One of the places where I’ve found copilot most useful is in reducing redundant typing. One example would be the creation of conditional data variables. Let’s see how copilot can help us in creating a case_when statement.

mtcars %>% 
  mutate(cyl_factor = case_when(
    cyl == 4 ~ "four",
    cyl == 6 ~ "six",
    cyl == 8 ~ "eight"
  )) %>%
  # select only make of the car original cylinder column and the new factor column
  select(mpg, cyl, cyl_factor) %>%
  head()
                   mpg cyl cyl_factor
Mazda RX4         21.0   6        six
Mazda RX4 Wag     21.0   6        six
Datsun 710        22.8   4       four
Hornet 4 Drive    21.4   6        six
Hornet Sportabout 18.7   8      eight
Valiant           18.1   6        six

Ok, cool… we got an example of a case_when structure created by copilot. Excluding the select-statement, Github copilot was able to create the above case_when example from the natural language description above the code. The select-statement was created by copilot based on the comment I added after the first code suggestion.

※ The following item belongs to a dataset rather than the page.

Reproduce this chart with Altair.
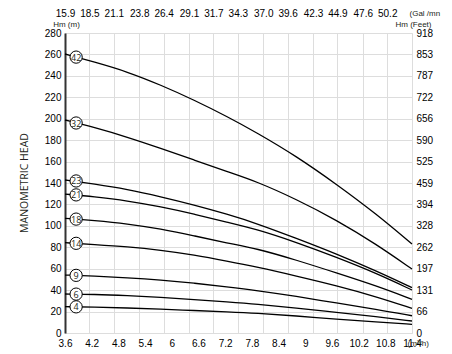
import altair as alt
import pandas as pd

# ---- data -------------------------------------------------------------
flow = [3.6, 4.25, 5.0, 5.75, 6.5, 7.25, 7.9, 8.8, 9.7, 10.6, 11.4]
stages = ["42", "32", "23", "21", "18", "14", "9", "6", "4"]
head_42 = [260.4, 253.0, 243.9, 231.5, 217.5, 201.9, 187.2, 165.0, 138.9, 111.0, 83.0]
head_32 = [198.8, 192.0, 182.9, 172.4, 161.5, 150.5, 141.5, 124.8, 105.5, 82.8, 59.7]
head_23 = [142.8, 139.1, 134.1, 127.2, 119.5, 110.8, 102.4, 88.4, 73.9, 57.9, 42.3]
head_21 = [129.7, 127.2, 123.5, 117.9, 111.1, 103.3, 96.9, 84.6, 70.7, 55.7, 40.1]
head_18 = [107.0, 105.0, 102.0, 97.1, 90.8, 83.9, 78.9, 68.1, 56.1, 44.0, 31.4]
head_14 = [84.3, 82.6, 80.5, 77.3, 72.8, 67.0, 61.7, 53.2, 44.2, 33.9, 23.0]
head_9 = [54.1, 53.2, 51.6, 49.5, 46.6, 43.0, 39.7, 34.2, 28.0, 22.2, 16.1]
head_6 = [36.4, 36.1, 34.9, 33.3, 31.2, 29.0, 27.0, 23.4, 19.2, 15.2, 11.2]
head_4 = [24.6, 24.1, 23.4, 22.3, 21.0, 19.8, 18.6, 15.9, 12.9, 10.2, 8.1]
heads = [head_42, head_32, head_23, head_21, head_18, head_14, head_9, head_6, head_4]

label_flow = 3.85
label_head = [257.5, 196.0, 141.9, 128.9, 106.3, 83.7, 53.8, 36.3, 24.4]

x_ticks = [3.6, 4.2, 4.8, 5.4, 6, 6.6, 7.2, 7.8, 8.4, 9, 9.6, 10.2, 10.8, 11.4]
y_ticks = [0, 20, 40, 60, 80, 100, 120, 140, 160, 180, 200, 220, 240, 260, 280]
gal_ticks = [15.9, 18.5, 21.1, 23.8, 26.4, 29.1, 31.7, 34.3, 37.0, 39.6, 42.3, 44.9, 47.6, 50.2]
ft_ticks = [0, 66, 131, 197, 262, 328, 394, 459, 525, 590, 656, 722, 787, 853, 918]

# ---- tables -------------------------------------------------------------
rows = []
for s, h in zip(stages, heads):
    for q, v in zip(flow, h):
        rows.append({"stage": s, "flow": q, "head": v})
curves_df = pd.DataFrame(rows)
labels_df = pd.DataFrame({"stage": stages, "flow": [label_flow] * len(stages), "head": label_head})
gal_df = pd.DataFrame({"gal": gal_ticks})
ft_df = pd.DataFrame({"ft": ft_ticks})

FONT = "Open Sans"
TXT = "#231f20"
gal_step = (gal_ticks[-1] - gal_ticks[0]) / (len(gal_ticks) - 1)
gal_domain = [gal_ticks[0], gal_ticks[0] + len(gal_ticks) * gal_step]

xs = alt.Scale(domain=[x_ticks[0], x_ticks[-1]], nice=False, zero=False)
ys = alt.Scale(domain=[y_ticks[0], y_ticks[-1]], nice=False)

common = dict(labelOverlap=False, labelFlush=False, ticks=False, titleFontWeight="normal",
              titleFontSize=8, titleColor=TXT)

x_axis = alt.Axis(values=x_ticks, format="~g", grid=False, domain=False,
                  labelPadding=5, title="(m³/h)", titleX=342, titleY=10,
                  titleAlign="left", titleBaseline="middle", **common)
y_axis = alt.Axis(values=y_ticks, grid=True, domain=True, domainColor="#333",
                  domainWidth=2, labelPadding=4, title="Hm (m)", titleAngle=0,
                  titleX=1, titleY=-9, titleAlign="center", titleBaseline="middle", **common)

X = alt.X("flow:Q", scale=xs, axis=x_axis)
Y = alt.Y("head:Q", scale=ys, axis=y_axis)

curves = alt.Chart(curves_df).mark_line(color="black", strokeWidth=1.3, interpolate="basis").encode(
    x=X, y=Y, detail="stage:N")
circles = alt.Chart(labels_df).mark_point(shape="circle", filled=True, fill="white", stroke="black",
                                          strokeWidth=1, size=150, opacity=1).encode(x=X, y=Y)
texts = alt.Chart(labels_df).mark_text(font=FONT, fontSize=9, color=TXT, baseline="middle", dy=0.5).encode(
    x=X, y=Y, text="stage:N")

inner = alt.layer(curves, circles, texts)

top = alt.Chart(gal_df).mark_point(opacity=0).encode(
    x=alt.X("gal:Q", scale=alt.Scale(domain=gal_domain, nice=False, zero=False),
            axis=alt.Axis(orient="top", values=gal_ticks, format=".1f", grid=True,
                          domain=False, labelPadding=15, title="(Gal /mn", titleX=344, titleY=-20,
                          titleAlign="left", titleBaseline="middle", **common)))
right = alt.Chart(ft_df).mark_point(opacity=0).encode(
    y=alt.Y("ft:Q", scale=alt.Scale(domain=[0, y_ticks[-1] * 3.28], nice=False),
            axis=alt.Axis(orient="right", values=ft_ticks, format="d", grid=False,
                          domain=False, labelPadding=4, title="Hm (Feet)", titleAngle=0,
                          titleX=1, titleY=-9, titleAlign="center", titleBaseline="middle", **common)))

chart = alt.layer(inner, top, right).resolve_scale(x="independent", y="independent").properties(
    width=347, height=300,
    padding={"left": 65, "top": 33, "right": 40, "bottom": 21},
    autosize=alt.AutoSizeParams(type="none"),
    title=alt.TitleParams("MANOMETRIC HEAD", orient="left", fontSize=10.5, fontWeight="normal",
                          font=FONT, color=TXT, offset=14),
).configure_view(stroke="#333", strokeWidth=1.5).configure_axis(
    labelFont=FONT, labelFontSize=8, labelColor=TXT, titleFont=FONT, labelOverlap=False,
    gridColor="#c4c4c4", gridDash=[2, 2], gridWidth=0.8,
).configure(background="white")

chart.save("out.html", embed_options={"renderer": "svg", "actions": False})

Even more complicated case_when structures are possible just by describing the structure through some examples. Let’s look at one more example.

# create a new column based on the carb column values
# the new column should be called carb_factor
# if carb has a value of 4 the carb_factor should be "four carburetors"
# Print out the head of the modified data.frame with only the carb and carb_factor columns

mtcars %>% 
  mutate(carb_factor = case_when(
    carb == 4 ~ "four carburetors",
    carb == 1 ~ "one carburetor",
    carb == 2 ~ "two carburetors",
    carb == 3 ~ "three carburetors",
    carb == 6 ~ "six carburetors",
    carb == 8 ~ "eight carburetors"
  )) %>%
  select(carb, carb_factor) %>%
  head()
                  carb      carb_factor
Mazda RX4            4 four carburetors
Mazda RX4 Wag        4 four carburetors
Datsun 710           1   one carburetor
Hornet 4 Drive       1   one carburetor
Hornet Sportabout    2  two carburetors
Valiant              1   one carburetor

The above code was created entirely by copilot based on the comments above the code. Based on my testing so far, I find this one the most useful features of copilot. Sometimes I also let copilot suggest implementations of things I could easily program myself. Occasionally, copilot suggests using functions I might have not thought of using. So, I guess it in a way lives up to the promise of being a pair programmer by broadening my horizons.

Final thoughts

Github copilot is not going to replace programmers just yet. Often times it needs the help of a human in breaking down the programming task into smaller pieces. So you need to be able and willing to help copilot help you. Nevertheless, as we saw above, we are not talking about just a glorified auto complete. Copilot is capable of genuinely making some tasks, such as repetitive conditional statements, easier and less laborious to implement.

Let’s give the final word to copilot:

Github copilot is not going to replace programmers just yet…

However, it can be a useful tool in speeding up the development process. It can also be a useful tool in learning new programming languages. I’m looking forward to seeing how the tool develops in the future.